We arrived at the summit, visited the beautiful church. Shortly before we took of, May, who loved the girls, took their pictures, which we keep at home, until I return to Ethiopia, to give them in person, assuming that they arethere, and that people will identify their home, from the picture.

These shattered young lives are part of everyday Ethiopian topography. These wasted bodies belong to the realm of the familiar, the natural, where policy does not dare to go, and cameras never document. Some readers know of bitterer stories.

However, the point is not comparing unfulfilled lives. What should shock us all is the fact that they exist at all, and that there is no systematic public action that addresses them Medical technology has practically eradicated all diseases, except cancer and AIDS. They too will be cured, in time.

Look at us Ethiopians. Surely, the regime in power tries, and is succeeding. Some remarkable projects are on the way. The gigantic Sheraton, the future Satellite City, the slowly but surely booming economy for the rising middle class, is notable and impressive achievements. The public is dormant. How about endemic deprivation, which we have relegated to the familiar? Where is the comfortable public? Where is its conscience? Why is the church attending and religious public not concerned with the emaciated bodies squandering their lives in the desolate mountains and ravines of Ethiopia, like hunted deer running for their lives?

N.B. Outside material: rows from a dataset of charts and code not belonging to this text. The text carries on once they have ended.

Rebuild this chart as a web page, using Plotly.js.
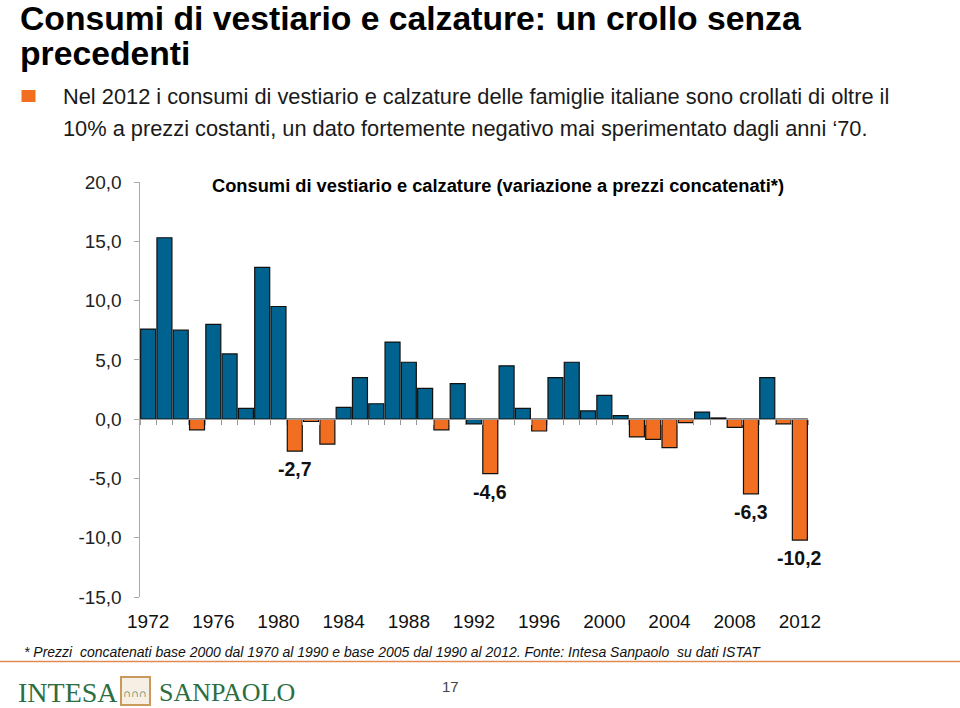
<!DOCTYPE html>
<html>
<head>
<meta charset="utf-8">
<script src="https://cdn.plot.ly/plotly-3.0.1.min.js"></script>
<style>html,body{margin:0;padding:0;background:#fff;}#chart{width:960px;height:708px;}</style>
</head>
<body>
<div id="chart"></div>
<script>
// ---- data ----
const years = [1972,1973,1974,1975,1976,1977,1978,1979,1980,1981,1982,1983,1984,1985,1986,1987,1988,1989,1990,1991,1992,1993,1994,1995,1996,1997,1998,1999,2000,2001,2002,2003,2004,2005,2006,2007,2008,2009,2010,2011,2012];
const values = [7.6,15.3,7.5,-0.9,8.0,5.5,0.9,12.8,9.5,-2.7,-0.2,-2.1,1.0,3.5,1.3,6.5,4.8,2.6,-0.9,3.0,-0.4,-4.6,4.5,0.9,-1.0,3.5,4.8,0.7,2.0,0.3,-1.5,-1.7,-2.4,-0.3,0.6,0.1,-0.7,-6.3,3.5,-0.4,-10.2];
const labelledYears = [1981,1993,2009,2012];
const blueNegativeYears = [1992];
const xTickYears = [1972,1976,1980,1984,1988,1992,1996,2000,2004,2008,2012];
const yTickValues = [-15,-10,-5,0,5,10,15,20];

const pageTitle1 = "Consumi di vestiario e calzature: un crollo senza";
const pageTitle2 = "precedenti";
const bullet1 = "Nel 2012 i consumi di vestiario e calzature delle famiglie italiane sono crollati di oltre il";
const bullet2 = "10% a prezzi costanti, un dato fortemente negativo mai sperimentato dagli anni \u201870.";
const chartTitle = "Consumi di vestiario e calzature (variazione a prezzi concatenati*)";
const footnote = "* Prezzi  concatenati base 2000 dal 1970 al 1990 e base 2005 dal 1990 al 2012. Fonte: Intesa Sanpaolo  su dati ISTAT";

// ---- styling ----
const BLUE = "#00628f";
const ORANGE = "#f26f21";
const W = 960, H = 708;
const M = {l:140, r:152, t:182, b:111};
const pw = W - M.l - M.r, ph = H - M.t - M.b;
const px = x => (x - M.l) / pw;
const py = y => (H - M.b - y) / ph;

const colors = values.map((v,i) => (v < 0 && !blueNegativeYears.includes(years[i])) ? ORANGE : BLUE);
const fmt = v => v.toFixed(1).replace('.', ',');

const trace = {
  type: 'bar', x: years, y: values,
  marker: {color: colors, line: {color: '#111', width: 1.2}},
  hoverinfo: 'x+y', showlegend: false
};

const annotations = [];
years.forEach((yr,i) => {
  if (labelledYears.includes(yr)) {
    annotations.push({x: yr, y: values[i], xref:'x', yref:'y', text: '<b>'+fmt(values[i])+'</b>',
      showarrow:false, yanchor:'top', yshift:-5, font:{family:'Liberation Sans, Arial, sans-serif', size:19.5, color:'#111'}});
  }
});

const txt = (x, y, text, font, xanchor='left', yanchor='middle') => ({
  x: px(x), y: py(y), xref:'paper', yref:'paper', text, showarrow:false, xanchor, yanchor, font
});
const F = 'Liberation Sans, Arial, sans-serif';
const FN = 'Liberation Sans Narrow, Arial Narrow, Liberation Sans, sans-serif';
const FS = 'Liberation Serif, serif';
annotations.push(txt(18, 18, '<b>'+pageTitle1+'</b>', {family:F, size:33.7, color:'#000'}));
annotations.push(txt(18, 53, '<b>'+pageTitle2+'</b>', {family:F, size:33.7, color:'#000'}));
annotations.push(txt(61, 97, bullet1, {family:F, size:21.8, color:'#1a1a1a'}));
annotations.push(txt(61, 128, bullet2, {family:F, size:21.8, color:'#1a1a1a'}));
annotations.push(txt(498, 185, '<b>'+chartTitle+'</b>', {family:FN, size:18.3, color:'#000'}, 'center'));
annotations.push(txt(22, 652, '<i>'+footnote+'</i>', {family:FN, size:14, color:'#111'}));
annotations.push(txt(450, 686, '17', {family:FN, size:15, color:'#444'}, 'center'));
annotations.push(txt(16, 692, 'INTESA', {family:FS, size:28, color:'#2c6e3f'}));
annotations.push(txt(157, 692, 'SANPAOLO', {family:FS, size:26, color:'#2c6e3f'}));
annotations.push(txt(135, 693, '\u2229\u2229\u2229', {family:F, size:11, color:'#2c6e3f'}, 'center'));

const shapes = [
  {type:'rect', xref:'paper', yref:'paper', x0:px(21.5), x1:px(35.5), y0:py(90), y1:py(102), fillcolor:ORANGE, line:{width:0}},
  {type:'line', xref:'paper', yref:'paper', x0:px(0), x1:px(960), y0:py(661.5), y1:py(661.5), line:{color:'#e08a4f', width:1.5}},
  {type:'rect', xref:'paper', yref:'paper', x0:px(121), x1:px(150), y0:py(677), y1:py(705), fillcolor:'#f7efe3', line:{color:'#c99a5b', width:2}}
];

const layout = {
  width: W, height: H,
  margin: {l:M.l, r:M.r, t:M.t, b:M.b, pad:0},
  paper_bgcolor:'#fff', plot_bgcolor:'#fff',
  bargap: 0.08,
  showlegend: false,
  xaxis: {
    range:[1971.5, 2012.5], tickmode:'array', tickvals: xTickYears, ticktext: xTickYears.map(String),
    ticks:'', showline:false, showgrid:false, zeroline:false,
    tickfont:{family:F, size:19, color:'#111'}, ticklabelstandoff: 11
  },
  xaxis2: {
    overlaying:'x', anchor:'free', position: 15/35, range:[1971.5, 2012.5],
    tickmode:'linear', tick0:1971.5, dtick:1, ticks:'outside', ticklen:5, tickcolor:'#999', tickwidth:1,
    showline:true, linecolor:'#999', linewidth:1, showticklabels:false, showgrid:false, zeroline:false
  },
  yaxis: {
    range:[-15, 20], tickmode:'array', tickvals: yTickValues, ticktext: yTickValues.map(fmt),
    ticks:'outside', ticklen:5, tickcolor:'#aaa', showline:true, linecolor:'#aaa', linewidth:1.5,
    showgrid:false, zeroline:false, tickfont:{family:F, size:19, color:'#222'}, ticklabelstandoff: 8
  },
  annotations, shapes
};

const dummy = {type:'scatter', x:[1972], y:[0], xaxis:'x2', mode:'markers', marker:{opacity:0}, hoverinfo:'skip', showlegend:false};

Plotly.newPlot('chart', [trace, dummy], layout, {displayModeBar:false, staticPlot:true});
</script>
</body>
</html>
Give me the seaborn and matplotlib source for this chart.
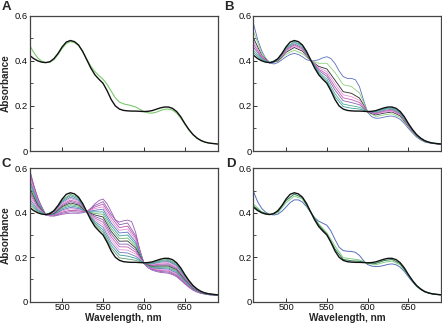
import matplotlib
matplotlib.use('Agg')
import matplotlib.pyplot as plt
import seaborn as sns

sns.set_style('ticks')
plt.rcParams['font.family'] = ['Liberation Sans', 'DejaVu Sans']

# ---------------- data ----------------
# fine wavelength grid used for the most visible traces
wavelength_fine = [460, 465, 470, 475, 480, 485, 490, 495, 500, 505, 510, 515,
                   520, 525, 530, 535, 540, 545, 550, 555, 560, 565, 570, 575,
                   580, 585, 590, 595, 600, 605, 610, 615, 620, 625, 630, 635,
                   640, 645, 650, 655, 660, 665, 670, 675, 680, 685, 690]
# coarse grid used for the intermediate titration traces
wavelength = [460, 470, 480, 490, 500, 510, 520, 530, 540, 550, 560, 570,
              580, 590, 600, 610, 620, 630, 640, 650, 660, 670, 680, 690]

# starting spectrum (black), common to all panels (fine grid)
start = [0.425, 0.410, 0.400, 0.394, 0.392, 0.396, 0.410, 0.433, 0.462, 0.483, 0.490, 0.485,
         0.470, 0.442, 0.405, 0.368, 0.338, 0.318, 0.300, 0.267, 0.228, 0.200, 0.186, 0.180,
         0.178, 0.177, 0.177, 0.176, 0.175, 0.176, 0.179, 0.185, 0.191, 0.195, 0.195, 0.189,
         0.175, 0.152, 0.122, 0.095, 0.073, 0.057, 0.046, 0.039, 0.035, 0.033, 0.031]

# panel A (fine grid)
a_green = [0.470, 0.438, 0.413, 0.398, 0.392, 0.394, 0.405, 0.428, 0.455, 0.477, 0.485, 0.481,
           0.468, 0.442, 0.408, 0.376, 0.352, 0.334, 0.318, 0.295, 0.265, 0.236, 0.217, 0.209,
           0.205, 0.201, 0.195, 0.185, 0.175, 0.169, 0.168, 0.172, 0.179, 0.185, 0.186, 0.181,
           0.168, 0.146, 0.119, 0.094, 0.073, 0.057, 0.046, 0.039, 0.035, 0.033, 0.031]

# panel B: intermediate traces (coarse grid) and final trace (fine grid)
b1 = [0.436, 0.404, 0.392, 0.409, 0.458, 0.485, 0.468, 0.405, 0.345, 0.309, 0.241, 0.197,
      0.190, 0.186, 0.175, 0.175, 0.187, 0.192, 0.172, 0.120, 0.071, 0.045, 0.035, 0.031]
b2 = [0.447, 0.407, 0.392, 0.407, 0.455, 0.481, 0.463, 0.404, 0.350, 0.319, 0.254, 0.208,
      0.201, 0.194, 0.175, 0.173, 0.184, 0.189, 0.169, 0.118, 0.070, 0.044, 0.035, 0.031]
b3 = [0.461, 0.412, 0.391, 0.405, 0.451, 0.475, 0.458, 0.404, 0.357, 0.331, 0.270, 0.223,
      0.215, 0.205, 0.174, 0.169, 0.180, 0.185, 0.166, 0.116, 0.069, 0.044, 0.034, 0.031]
b4 = [0.474, 0.416, 0.391, 0.404, 0.447, 0.470, 0.453, 0.403, 0.363, 0.341, 0.284, 0.236,
      0.228, 0.215, 0.174, 0.166, 0.176, 0.181, 0.163, 0.114, 0.069, 0.043, 0.034, 0.031]
b5 = [0.487, 0.420, 0.391, 0.402, 0.443, 0.465, 0.448, 0.403, 0.369, 0.352, 0.298, 0.249,
      0.241, 0.225, 0.174, 0.164, 0.172, 0.177, 0.160, 0.112, 0.068, 0.043, 0.034, 0.031]
b6 = [0.501, 0.424, 0.391, 0.400, 0.438, 0.459, 0.443, 0.402, 0.375, 0.364, 0.314, 0.263,
      0.256, 0.235, 0.173, 0.160, 0.168, 0.173, 0.156, 0.110, 0.067, 0.042, 0.034, 0.030]
b7 = [0.530, 0.434, 0.391, 0.397, 0.429, 0.447, 0.432, 0.401, 0.389, 0.389, 0.348, 0.294,
      0.286, 0.258, 0.173, 0.153, 0.160, 0.165, 0.149, 0.106, 0.065, 0.041, 0.034, 0.030]
b_end = [0.565, 0.495, 0.445, 0.410, 0.390, 0.386, 0.392, 0.405, 0.418, 0.428, 0.433, 0.428,
         0.418, 0.405, 0.400, 0.400, 0.405, 0.413, 0.418, 0.410, 0.388, 0.355, 0.330, 0.322,
         0.322, 0.316, 0.285, 0.225, 0.172, 0.152, 0.145, 0.146, 0.150, 0.154, 0.155, 0.150,
         0.140, 0.122, 0.100, 0.080, 0.062, 0.049, 0.040, 0.036, 0.033, 0.031, 0.030]

# panel C: intermediate traces (coarse grid) and final trace (fine grid)
c01 = [0.438, 0.405, 0.392, 0.408, 0.457, 0.483, 0.467, 0.405, 0.347, 0.312, 0.241, 0.197,
       0.192, 0.186, 0.175, 0.175, 0.186, 0.190, 0.171, 0.119, 0.071, 0.044, 0.035, 0.031]
c02 = [0.450, 0.410, 0.392, 0.406, 0.452, 0.477, 0.461, 0.405, 0.354, 0.323, 0.253, 0.210,
       0.205, 0.195, 0.175, 0.173, 0.182, 0.185, 0.166, 0.116, 0.069, 0.044, 0.034, 0.031]
c03 = [0.463, 0.415, 0.392, 0.405, 0.447, 0.470, 0.456, 0.405, 0.361, 0.335, 0.266, 0.222,
       0.219, 0.204, 0.174, 0.170, 0.178, 0.181, 0.162, 0.113, 0.068, 0.043, 0.034, 0.031]
c04 = [0.475, 0.420, 0.391, 0.403, 0.442, 0.464, 0.451, 0.405, 0.369, 0.346, 0.279, 0.234,
       0.232, 0.214, 0.174, 0.168, 0.173, 0.176, 0.157, 0.110, 0.066, 0.043, 0.034, 0.031]
c05 = [0.488, 0.425, 0.391, 0.401, 0.437, 0.457, 0.446, 0.405, 0.376, 0.358, 0.291, 0.247,
       0.246, 0.223, 0.174, 0.165, 0.169, 0.171, 0.153, 0.107, 0.065, 0.042, 0.034, 0.031]
c06 = [0.500, 0.430, 0.391, 0.399, 0.432, 0.451, 0.440, 0.405, 0.383, 0.369, 0.304, 0.259,
       0.259, 0.232, 0.174, 0.163, 0.165, 0.166, 0.148, 0.104, 0.063, 0.042, 0.033, 0.031]
c07 = [0.513, 0.435, 0.391, 0.397, 0.428, 0.444, 0.435, 0.405, 0.390, 0.381, 0.316, 0.272,
       0.273, 0.241, 0.174, 0.160, 0.161, 0.161, 0.144, 0.101, 0.062, 0.041, 0.033, 0.030]
c08 = [0.525, 0.440, 0.391, 0.396, 0.423, 0.437, 0.430, 0.405, 0.397, 0.393, 0.329, 0.284,
       0.286, 0.250, 0.173, 0.157, 0.157, 0.157, 0.139, 0.098, 0.061, 0.040, 0.033, 0.030]
c09 = [0.538, 0.445, 0.391, 0.394, 0.418, 0.431, 0.424, 0.405, 0.404, 0.404, 0.342, 0.296,
       0.300, 0.259, 0.173, 0.155, 0.153, 0.152, 0.135, 0.095, 0.059, 0.040, 0.032, 0.030]
c10 = [0.550, 0.450, 0.391, 0.392, 0.413, 0.424, 0.419, 0.405, 0.411, 0.416, 0.354, 0.309,
       0.313, 0.268, 0.173, 0.152, 0.149, 0.147, 0.130, 0.092, 0.058, 0.039, 0.032, 0.030]
c11 = [0.563, 0.455, 0.390, 0.390, 0.408, 0.418, 0.414, 0.405, 0.419, 0.427, 0.367, 0.321,
       0.327, 0.278, 0.173, 0.150, 0.144, 0.142, 0.126, 0.089, 0.056, 0.039, 0.032, 0.030]
c12 = [0.575, 0.460, 0.390, 0.389, 0.403, 0.411, 0.409, 0.405, 0.426, 0.439, 0.380, 0.333,
       0.340, 0.287, 0.172, 0.147, 0.140, 0.138, 0.121, 0.086, 0.055, 0.038, 0.032, 0.030]
c13 = [0.588, 0.465, 0.390, 0.387, 0.398, 0.405, 0.403, 0.405, 0.433, 0.450, 0.392, 0.346,
       0.354, 0.296, 0.172, 0.145, 0.136, 0.133, 0.117, 0.083, 0.053, 0.038, 0.031, 0.030]
c_end = [0.600, 0.525, 0.470, 0.420, 0.392, 0.385, 0.385, 0.389, 0.393, 0.396, 0.398, 0.398,
         0.398, 0.400, 0.405, 0.420, 0.440, 0.455, 0.462, 0.440, 0.405, 0.368, 0.358, 0.364,
         0.367, 0.360, 0.310, 0.230, 0.172, 0.152, 0.142, 0.136, 0.132, 0.130, 0.128, 0.122,
         0.112, 0.097, 0.080, 0.065, 0.052, 0.043, 0.037, 0.034, 0.031, 0.030, 0.030]

# panel D
d_dkgreen = [0.430, 0.402, 0.392, 0.405, 0.455, 0.484, 0.468, 0.404, 0.345, 0.303, 0.237, 0.190,
             0.184, 0.182, 0.174, 0.172, 0.185, 0.190, 0.171, 0.120, 0.071, 0.045, 0.035, 0.031]
d_green = [0.440, 0.405, 0.392, 0.400, 0.445, 0.475, 0.462, 0.404, 0.350, 0.310, 0.250, 0.198,
           0.193, 0.188, 0.172, 0.166, 0.177, 0.183, 0.165, 0.118, 0.070, 0.044, 0.034, 0.031]
d_blue = [0.495, 0.450, 0.420, 0.402, 0.393, 0.390, 0.394, 0.407, 0.426, 0.446, 0.458, 0.458,
          0.448, 0.428, 0.402, 0.378, 0.362, 0.353, 0.344, 0.318, 0.280, 0.245, 0.230, 0.227,
          0.226, 0.222, 0.208, 0.185, 0.167, 0.160, 0.158, 0.159, 0.163, 0.168, 0.170, 0.166,
          0.155, 0.136, 0.112, 0.089, 0.069, 0.055, 0.044, 0.038, 0.034, 0.032, 0.030]

panel_letters = ['A', 'B', 'C', 'D']
ytick_vals = [0, 0.2, 0.4, 0.6]
ytick_text = ['0', '0.2', '0.4', '0.6']
xtick_vals = [500, 550, 600, 650]

# ---------------- figure ----------------
W, H = 442, 324
fig = plt.figure(figsize=(W / 100, H / 100), dpi=100)

def frac(l, r, t, b):
    return [l / W, 1 - b / H, (r - l) / W, (b - t) / H]

axA = fig.add_axes(frac(29.5, 217.5, 15.7, 151))
axB = fig.add_axes(frac(253.5, 441, 15.7, 151))
axC = fig.add_axes(frac(29.5, 217.5, 168.3, 301.7))
axD = fig.add_axes(frac(253.5, 441, 168.3, 301.7))

thin = 0.6
thick = 1.0

def line(ax, xs, ys, c, w):
    sns.lineplot(x=xs, y=ys, ax=ax, color=c, lw=w, legend=False)

# A
line(axA, wavelength_fine, a_green, '#7cc96e', 0.8)
line(axA, wavelength_fine, start, '#111111', thick)

# B
line(axB, wavelength_fine, b_end, '#5a6fc0', thin)
b_series = [b7, b6, b5, b4, b3, b2, b1]
b_colors = ['#8ccf7e', '#2a2a2a', '#e899d8', '#c05cb8', '#8a62b4', '#55b08a', '#3aa0a8']
for s, c in zip(b_series, b_colors):
    line(axB, wavelength, s, c, thin)
line(axB, wavelength_fine, start, '#111111', thick)

# C
line(axC, wavelength_fine, c_end, '#9a58b4', thin)
c_series = [c13, c12, c11, c10, c09, c08, c07, c06, c05, c04, c03, c02, c01]
c_colors = ['#8b5fb0', '#c050b0', '#e090d0', '#6070c0', '#3aa0a0', '#6ab86a',
            '#333333', '#8b5fb0', '#c45bb5', '#e49ad6', '#6a7fc0', '#3b9a9a', '#5aa06a']
for s, c in zip(c_series, c_colors):
    line(axC, wavelength, s, c, thin)
line(axC, wavelength_fine, start, '#111111', thick)

# D
line(axD, wavelength_fine, d_blue, '#5a6fc0', 0.7)
line(axD, wavelength, d_green, '#86cf84', 0.7)
line(axD, wavelength, d_dkgreen, '#2f7f55', 0.7)
line(axD, wavelength_fine, start, '#111111', thick)

for ax, letter in zip([axA, axB, axC, axD], panel_letters):
    ax.set_xlim(460, 690)
    ax.set_ylim(0, 0.6)
    ax.set_xticks(xtick_vals)
    ax.set_yticks(ytick_vals)
    ax.set_yticklabels(ytick_text)
    ax.set_yticks([0.1, 0.3, 0.5], minor=True)
    ax.tick_params(which='major', direction='in', length=3.2, width=0.7,
                   labelsize=6.8, pad=1.2, colors='#333333', labelcolor='#111111')
    ax.tick_params(which='minor', direction='in', length=1.8, width=0.6, colors='#333333')
    for sp in ax.spines.values():
        sp.set_visible(True)
        sp.set_color('#444444')
        sp.set_linewidth(0.9)
    ax.set_xlabel('')
    ax.set_ylabel('')

for ax in [axA, axB]:
    ax.tick_params(labelbottom=False)

for ax in [axA, axC]:
    ax.set_ylabel('Absorbance', fontsize=7.2, fontweight='bold', labelpad=2.5)
for ax in [axC, axD]:
    ax.set_xlabel('Wavelength, nm', fontsize=7.2, fontweight='bold', labelpad=0.3)

letter_pos = [(2, 1), (224, 1), (2, 158), (226, 158)]
for letter, (lx, ly) in zip(panel_letters, letter_pos):
    fig.text(lx / W, 1 - ly / H, letter, fontsize=9.5, fontweight='bold', va='top', ha='left')

fig.savefig('out.png', dpi=100)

The public must wake up. It should not rest and sleep long hours after partying at our expensive hotels. Ethiopia is still like a sleeping beauty, and a vibrant and responsible public must shake it. It is shameful to party on the backs of those women who literally abuse their backs for the sake of merely existing. They too are moral subjects. They too have a right to live. They too have bodies that must be fed, sheltered and clothed. The life of our poor citizens is being played with. Too often, their misery and bitter suffering are used against one another. The cause of their sufferings is hidden from them. Their causes are mystified and are given quasi-religious explanations, which victims, such as Attiti above, internalized.

Nothing has changed now, as 100,000 children are presently burning in the fire of poverty in contemporary Ethiopia.

That is why we need a regime change, Now; and we solidfy our splitered struggles, we can bring the change that we need, and which the Ethiopian people deserve.